Study: Net to Hurt Europe Bank Profits

Bloomberg News

LONDON - J. P. Morgan & Co. said in a study that profits for 27 major European banking companies could drop an average of 17% due to Internet competition. This implies a 15% drop in their market value, the banking company said.

Without higher revenue to offset reduced margins caused by online banking, companies would have to cut retail banking costs 19% - or "way beyond anything we have seen from the banks to date" - to maintain this year's profit levels, the study said.

J.P. Morgan, which is spending $1 billion this year on the Internet, reduced its overall recommendation on European banks to "neutral," from "overweight." However, it said that financial stocks "with many of the ingredients for success" include Spain's Bankinter SA, Credit Suisse Group, Sweden's SEB AB, the online stock broker Consors Discount Broker AG, and MLP AG, Germany's largest independent insurance broker.

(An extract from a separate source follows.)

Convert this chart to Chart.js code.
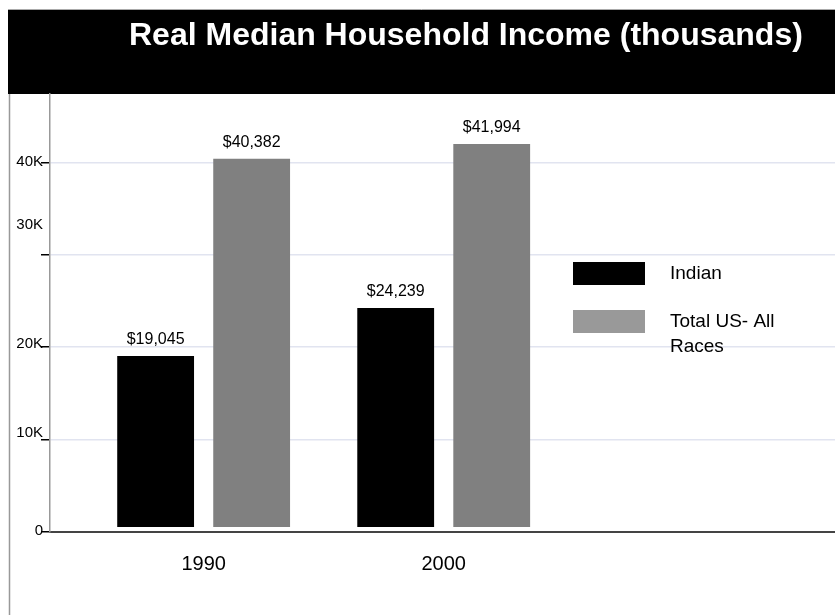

"Faced with potential earnings losses on this scale, it is clear that the banks will have to cut costs," Morgan said. "Yet the banks' track records on cost cutting are not that encouraging."

Only half of the banking companies surveyed improved their cost/income ratios during the last three years, the study said. "We see the findings of this study as unsettling for our view on banks."

In 2003 about 55 million Europeans, or 22% of consumers, are expected to bank online, buying more than 15% of their financial products through the Web, the study said.

Margins will be reduced as people shop for lower costs and financial companies cut prices in order to buy market share, it said. Deposit accounts are most vulnerable, followed by mutual funds. The study assumed that deposit margins will drop 20 basis points, mortgage margins 10 to 20 basis points, and mutual fund fees 25 basis points.

"Banks should seek to take out costs ahead of time and prepare themselves to live within a 1% world, since the margins on many financial products will be below 1% in the future," the study said.

The 27 banking companies in the survey came from Austria, the Netherlands, France, Germany, Portugal, Spain, Sweden, Switzerland, and the United Kingdom.